6. Analyze and Address Defects
Analyze the defects identified during the boundary value testing phase. Investigate the root causes, prioritize them based on severity, and address them accordingly.
Boundary Value Analysis Example
Let’s consider an example of a form that accepts a numerical input field for age. The valid age range is between 18 and 65. In this case, the boundary values for testing would include:
- Lowest valid value: 18
- Highest valid value: 65
- Values immediately below and above the valid range: 17 and 66
By testing these boundary values, we can ensure the correct behavior of the age input field.
Limitations of Boundary Value Analysis
- It assumes that defects are concentrated near the boundaries, which may not always be the case.
- It may not uncover defects that occur due to interactions between multiple input variables.
- The technique does not consider internal system behavior, focusing solely on input ranges.
Combining Boundary Value Analysis with Other Testing Techniques
It can be combined with other testing techniques to enhance the overall testing process. Some commonly used techniques that complement Boundary Value Analysis include Equivalence Partitioning, Decision Table Testing, and Error Guessing.
Best Practices for Effective Boundary Value Analysis
- Understand the requirements and specifications thoroughly to determine the correct boundaries for testing.
- Test both valid and invalid boundaries to uncover potential issues.
- Consider the impact of the boundary values on the system’s behavior and test accordingly.
- Prioritize test cases based on their potential impact and risks.
- Regularly review and update the boundary value test suite as the software application evolves.
Common Mistakes to Avoid
- Neglecting to include test cases for boundary values adjacent to the valid and invalid ranges.
- Focusing solely on Boundary Value Analysis and neglecting other testing techniques.
- Neglecting to update the test suite when changes occur in the software application.
- Overlooking the importance of considering internal system behavior alongside boundary values.
Conclusion
Boundary Value Analysis is a powerful technique that helps uncover defects and vulnerabilities near input boundaries. By focusing on critical points and testing both valid and invalid boundary values, software testers can increase fault detection, enhance test coverage, and optimize test efficiency. By following the steps for implementing same, considering examples, and adhering to best practices, testers can significantly improve the quality and reliability of software applications.
Frequently Asked Questions (FAQs)
Q1. Can Boundary Value Analysis only be applied to numerical inputs? It is applicable to various types of inputs, including numerical, text, and date inputs. The technique focuses on the boundaries or edges of input ranges, irrespective of the data type.
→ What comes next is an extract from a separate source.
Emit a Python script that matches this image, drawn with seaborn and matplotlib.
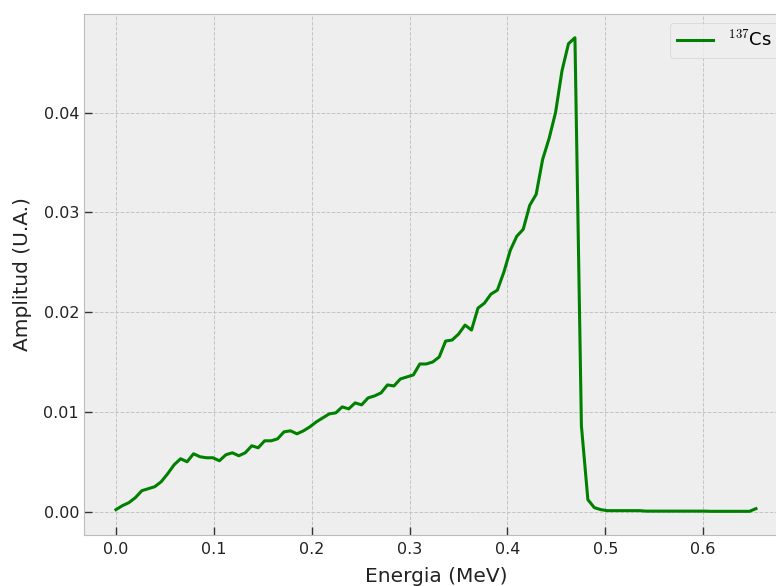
import numpy as np
import matplotlib
matplotlib.use("Agg")
import matplotlib.pyplot as plt
import seaborn as sns

# 100 energy bins from 0 to ~0.654 MeV
energia = np.linspace(0.0, 0.654, 100)

# amplitude (U.A.)
amplitud = [
    0.0002, 0.0006, 0.0009, 0.0014, 0.0021, 0.0023, 0.0025, 0.0030, 0.0038, 0.0047,
    0.0053, 0.0050, 0.0058, 0.0055, 0.0054, 0.0054, 0.0051, 0.0057, 0.0059, 0.0056,
    0.0059, 0.0066, 0.0064, 0.0071, 0.0071, 0.0073, 0.0080, 0.0081, 0.0078, 0.0081,
    0.0085, 0.0090, 0.0094, 0.0098, 0.0099, 0.0105, 0.0103, 0.0109, 0.0107, 0.0114,
    0.0116, 0.0119, 0.0127, 0.0126, 0.0133, 0.0135, 0.0137, 0.0148, 0.0148, 0.0150,
    0.0155, 0.0171, 0.0172, 0.0178, 0.0187, 0.0182, 0.0204, 0.0209, 0.0218, 0.0222,
    0.0240, 0.0262, 0.0276, 0.0283, 0.0307, 0.0318, 0.0353, 0.0374, 0.0400, 0.0442,
    0.0469, 0.0475, 0.0086, 0.0012, 0.0004, 0.0002, 0.0001, 0.0001, 0.0001, 0.0001,
    0.0001, 0.0001, 0.00005, 0.00005, 0.00005, 0.00005, 0.00005, 0.00005, 0.00005, 0.00005,
    0.00005, 0.00005, 0.00003, 0.00003, 0.00003, 0.00003, 0.00003, 0.00003, 0.00003, 0.0003,
]

plt.style.use("bmh")

fig = plt.figure(figsize=(7.76, 5.86), dpi=100)
# axes run slightly past the right edge, like the cropped original
ax = fig.add_axes([0.1082, 0.087, 0.9072, 0.889])

sns.lineplot(x=energia, y=amplitud, color="g", linewidth=2.2,
             label=r"$^{137}$Cs", ax=ax)

ax.set_xlabel("Energia (MeV)", fontsize=14.5, color="#222222", labelpad=7)
ax.set_ylabel("Amplitud (U.A.)", fontsize=14.5, color="#222222", labelpad=8)
ax.tick_params(direction="in", length=6, width=1, color="#333333",
               labelsize=11.5, labelcolor="#222222")
ax.tick_params(axis="x", pad=5)
ax.grid(True, color="#c4c4c4", linestyle="--", linewidth=0.7)
ax.legend(loc="upper right", fontsize=13)

fig.savefig("out.png", dpi=100)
Q2. Is Boundary Value Analysis sufficient for achieving complete test coverage? It provides enhanced test coverage but does not guarantee complete coverage. It should be complemented with other testing techniques for thorough testing.
Q3. How often should the boundary value test suite be updated? The boundary value test suite should be updated whenever there are changes in the software application’s requirements or specifications that impact the input ranges and boundaries.
Q4. Can boundary value testing be automated? Yes, boundary value testing can be automated using testing tools and frameworks. Automating the testing process helps in efficient execution and reduces human errors.
Q5. Is boundary value testing applicable to both manual and automated testing? Yes, boundary value testing can be performed through both manual and automated approaches. Manual testing allows for more exploratory and ad-hoc testing, while automation ensures consistency and scalability in executing boundary value test cases.